We now consider the appeal as it relates to Charter. The Brashers contend that the failure of Charter to provide permanent financing amounted to a breach of contract. Their counsel asserts that "... even if Charter was under no obligation to obtain financing for the Brashers, once they undertook to do so, by actions of their agent, Flowers, having the file transferred to Charter, they assumed the responsibility of Real Estate Financing and were under an obligation to carry through with what they had initiated." Counsel cites the case of First Federal Savings & Loan Ass'n v. Caudle, 425 So. 2d 1050 (Ala.1982), as authority for this proposition. We do not believe that First Federal Savings & Loan Ass'n v. Caudle, supra, is appropriate. There, bank customers brought an action against a lending institution and claimed that it was guilty of negligence, wantonness, and fraud by willful misrepresentation, in the processing, and approval of, and false statements made concerning, an FHA loan application. The Court upheld a general verdict in favor of the customers, ruling that once the lending institution agreed to assist the customers, it was required to act with due care. In Caudle, there was evidence showing that the lender had contacted *685 both the customer and the customer's contractor to inform them that the low cost loan had been approved and that construction on the house could commence. Not until the construction on the house had been completed did the lender inform the customers that, in fact, the low-cost loan had not been approved, whereupon the customers were forced to obtain a loan at a higher rate of interest.
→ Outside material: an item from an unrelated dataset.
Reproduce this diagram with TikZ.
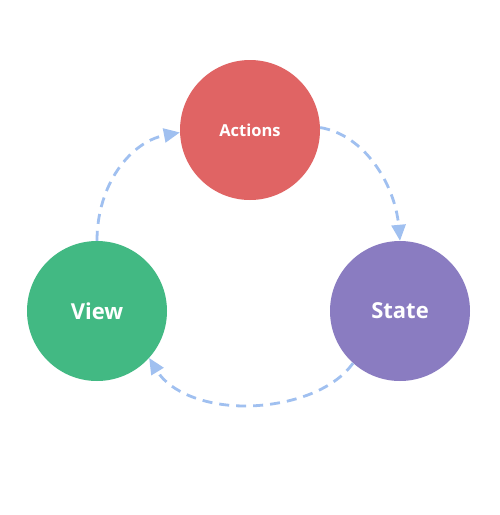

In the instant case, the Brashers admitted, while being deposed, that there was never any oral or written guarantee by Flowers on behalf of Charter to obtain long-term mortgage financing for their house. Despite the lack of a written or verbal guarantee, Charter or its agents attempted, in good faith, to obtain financing for the Brashers' house from several sources, but were unsuccessful. There is no evidence in the record to suggest that Charter or its agents did not put forth their best efforts to obtain the financing that the appellants desired. Indeed, the facts indicate that because of the existing economic conditions, funds for long-term mortgages were scarce.
Because the appellants offered no evidence to support the application of the Caudle rationale in this instance, and because appellants failed to provide evidence of the existence of an agreement on the part of Flowers or Charter to provide the appellants with financing, we conclude that summary judgment for Charter was proper. See Holliyan v. Gayle, 404 So. 2d 31, 34 (Ala.1981).
In addition to alleging a breach of contract, appellants also allege what could be characterized as a cause of action for fraud by Charter and Flowers. The applicable statute of limitations for fraud allegedly committed by an agent is one year. Code 1975, §§ 6-2-3 and 6-2-39(a)(5), (7).
The Brashers filed suit in this case on September 23, 1982. The facts show that on March 27, 1981, at least eighteen months before they filed suit, their attorney wrote in a letter to Walter Kennedy, senior vice-president of Real Estate Financing, that Charter was unable to obtain financing for their house. This uncontroverted evidence shows that they were aware at least eighteen months prior to the filing of their lawsuit, that Charter would be unable to obtain financing for them. Consequently, under the circumstances, any claim they may have had for fraud is barred by the one-year statute of limitations.
TORBERT, C.J., and JONES, SHORES and BEATTY, JJ., concur.